Adhyāya 9: Pratiśruta-Dāna
The Duty to Fulfill Promised Gifts
पृथ्वीनाथ! ब्राह्मणको पहले आशा दे देनेपर वह समिधासे प्रज्वलित हुई अग्निके समान उद्दीप्त हो उठता है ।। य॑ निरीक्षेत संक्रुद्ध आशया पूर्वजातया । प्रदहेच्च हि तं राजन् कक्षमक्षय्यभुग् यथा,राजन! पहलेकी लगी हुई आशा भंग होनेसे अत्यन्त क्रोधमें भरा हुआ ब्राह्मण जिसकी ओर देख लेता है, उसे उसी प्रकार जलाकर भस्म कर डालता है, जैसे अग्नि सूखी लकड़ी अथवा तिनकोंके बोझको जला देती है
pṛthvīnātha! brāhmaṇako pahale āśā de denepara vaha samidhā-se prajvalita huī agni ke samāna uddīpta ho uṭhatā hai. yaṁ nirīkṣeta saṁkruddha āśayā pūrvajātayā | pradhec ca hi taṁ rājan kakṣam akṣayya-bhug yathā ||
Bhīṣma said: “O lord of the earth! When a brāhmaṇa is first given hope, he becomes fiercely kindled—like a fire fed with fuel-sticks. And, O king, when that earlier-born hope is then broken, the brāhmaṇa, inflamed with anger, can burn to ashes whomever he fixes his gaze upon—just as an ever-consuming fire burns up a heap of dry grass or sticks.”
भीष्म उवाच
A ruler must be extremely careful about giving assurances to a Brahmin (and, by extension, to any worthy person). Creating hope and then breaking it is portrayed as a grave ethical failure that provokes destructive consequences—like fire once kindled.

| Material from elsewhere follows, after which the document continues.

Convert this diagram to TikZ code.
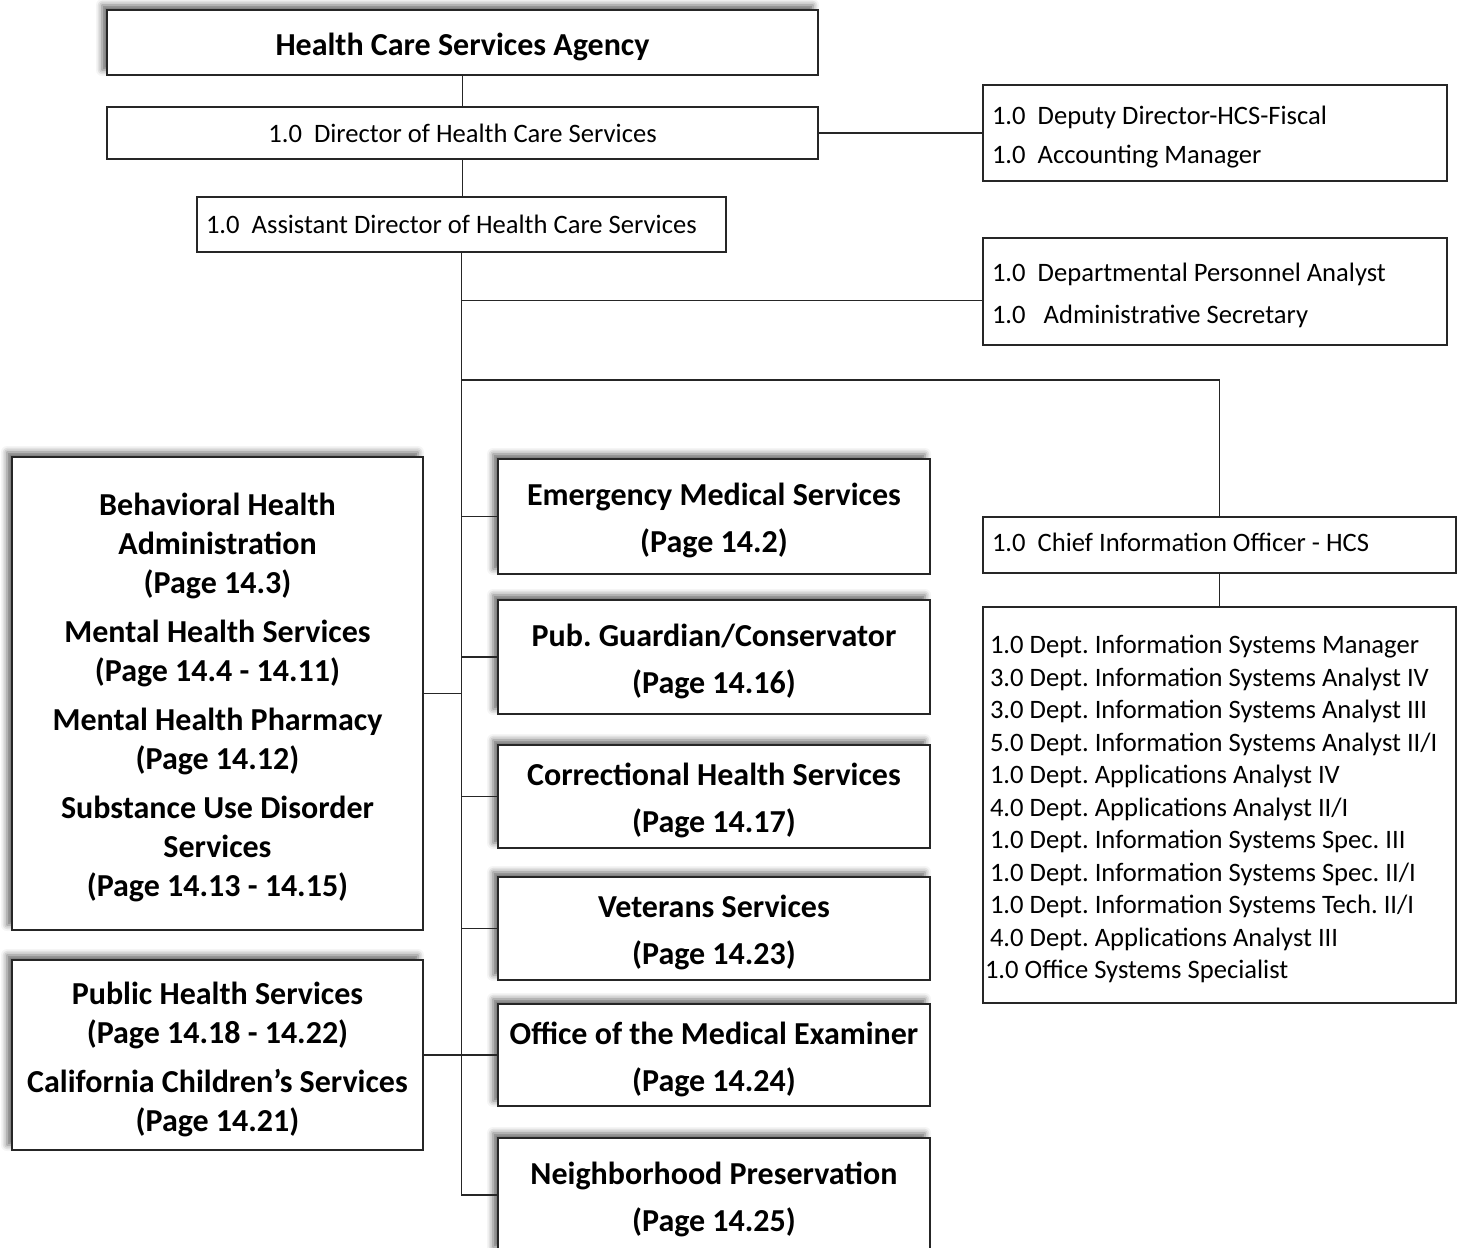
\documentclass[tikz,border=0pt]{standalone}
\usepackage{fontspec}
\setmainfont{Carlito}
\usetikzlibrary{shadows.blur}
\frenchspacing
\begin{document}
\begin{tikzpicture}[x=0.5pt,y=-0.5pt,
  box/.style={draw=black!85, line width=0.7pt, fill=white, inner sep=0pt, anchor=center},
  shad/.style={blur shadow={shadow xshift=-2.5pt, shadow yshift=2.5pt, shadow blur radius=3pt, shadow opacity=60}},
  boldtxt/.style={font=\bfseries\fontsize{16}{19.5}\selectfont, align=flush center, execute at begin node={\rule{0pt}{15.5pt}}},
  regtxt/.style={font=\fontsize{13.3}{16.25}\selectfont},
  lefttxt/.style={regtxt, align=flush left, inner xsep=4.5pt, inner ysep=0pt},
  conn/.style={draw=black!85, line width=0.7pt}]
\useasboundingbox (0,0) rectangle (1464,1248);

% top chain
\node[box, shad, boldtxt, minimum width=355.5pt, minimum height=32.5pt, text width=350pt] (agency) at (462.5,42.5) {Health Care Services Agency};
\node[box, regtxt, align=flush center, minimum width=355.5pt, minimum height=26pt, text width=350pt] (dir) at (462.5,133) {1.0\ \ Director of Health Care Services};
\node[box, lefttxt, minimum width=232pt, minimum height=48pt, text width=223pt] (fiscal) at (1215,133) {\rule{0pt}{13.5pt}1.0\ \ Deputy Director-HCS-Fiscal\\[3.25pt]1.0\ \ Accounting Manager};
\node[box, lefttxt, minimum width=264.5pt, minimum height=27.5pt, text width=255.5pt] (asst) at (461.5,224.5) {1.0\ \ Assistant Director of Health Care Services};
\node[box, lefttxt, minimum width=232pt, minimum height=53.5pt, text width=223pt] (pers) at (1215,291.5) {\rule{0pt}{13.5pt}1.0\ \ Departmental Personnel Analyst\\[4.75pt]1.0\ \ \ Administrative Secretary};
\node[box, lefttxt, minimum width=236.5pt, minimum height=28pt, text width=227.5pt] (cio) at (1219.5,545) {\rule[-3pt]{0pt}{3pt}1.0\ \ Chief Information Officer - HCS};
\node[box, lefttxt, inner xsep=3.5pt, minimum width=236.5pt, minimum height=198pt, text width=229.5pt] (it) at (1219.5,805) {\rule{0pt}{13.3pt}1.0 Dept. Information Systems Manager\\
3.0 Dept. Information Systems Analyst IV\\
3.0 Dept. Information Systems Analyst III\\
5.0 Dept. Information Systems Analyst II/I\\
1.0 Dept. Applications Analyst IV\\
4.0 Dept. Applications Analyst II/I\\
1.0 Dept. Information Systems Spec. III\\
1.0 Dept. Information Systems Spec. II/I\\
1.0 Dept. Information Systems Tech. II/I\\
4.0 Dept. Applications Analyst III\\
\hspace*{-2.5pt}1.0 Office Systems Specialist};

% left boxes
\node[box, shad, boldtxt, minimum width=205.5pt, minimum height=236.5pt, text width=200pt] (behav) at (217.5,693.5) {Behavioral Health\\Administration\\(Page 14.3)\\[5pt]Mental Health Services\\(Page 14.4 - 14.11)\\[5pt]Mental Health Pharmacy\\(Page 14.12)\\[5pt]Substance Use Disorder\\Services\\(Page 14.13 - 14.15)};
\node[box, shad, boldtxt, minimum width=205.5pt, minimum height=95pt, text width=200pt] (pubh) at (217.5,1055) {Public Health Services\\(Page 14.18 - 14.22)\\[5pt]California Children’s Services\\(Page 14.21)};

% middle boxes
\node[box, shad, boldtxt, minimum width=216pt, minimum height=57.5pt, text width=212pt] (ems) at (714,516.5) {Emergency Medical Services\\[4pt](Page 14.2)};
\node[box, shad, boldtxt, minimum width=216pt, minimum height=57pt, text width=212pt] (pg) at (714,657) {Pub. Guardian/Conservator\\[4pt](Page 14.16)};
\node[box, shad, boldtxt, minimum width=216pt, minimum height=51.5pt, text width=212pt] (corr) at (714,796.5) {Correctional Health Services\\[4pt](Page 14.17)};
\node[box, shad, boldtxt, minimum width=216pt, minimum height=51.5pt, text width=212pt] (vet) at (714,928.5) {Veterans Services\\[4pt](Page 14.23)};
\node[box, shad, boldtxt, minimum width=216pt, minimum height=51pt, text width=212pt] (ome) at (714,1055) {Office of the Medical Examiner\\[4pt](Page 14.24)};
\node[box, shad, boldtxt, minimum width=216pt, minimum height=57pt, text width=212pt] (np) at (714,1195) {Neighborhood Preservation\\[4pt](Page 14.25)};

% connectors
\coordinate (cioj) at (462,380);
\draw[conn] (agency.south) -- (dir.north);
\draw[conn] (dir.east) -- (fiscal.west);
\draw[conn] (dir.south) -- (dir.south |- asst.north);
\draw[conn] (asst.south) -- (asst.south |- np.west) -- (np.west);
\draw[conn] ([yshift=-4.5pt]pers.west) -- ([yshift=-4.5pt]pers.west -| asst.south);
\draw[conn] (cioj) -| (cio.north);
\draw[conn] (cio.south) -- (it.north);
\draw[conn] (ems.west) -- (ems.west -| asst.south);
\draw[conn] (pg.west) -- (pg.west -| asst.south);
\draw[conn] (corr.west) -- (corr.west -| asst.south);
\draw[conn] (vet.west) -- (vet.west -| asst.south);
\draw[conn] (behav.east) -- (behav.east -| asst.south);
\draw[conn] (pubh.east) -- (ome.west);
\end{tikzpicture}
\end{document}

Bhishma instructs the king using a vivid simile: a Brahmin, once encouraged by hope, becomes ‘kindled’; if that hope is thwarted, his anger becomes dangerously potent, capable of ‘burning’ the offender like an inexhaustible fire consuming dry fuel.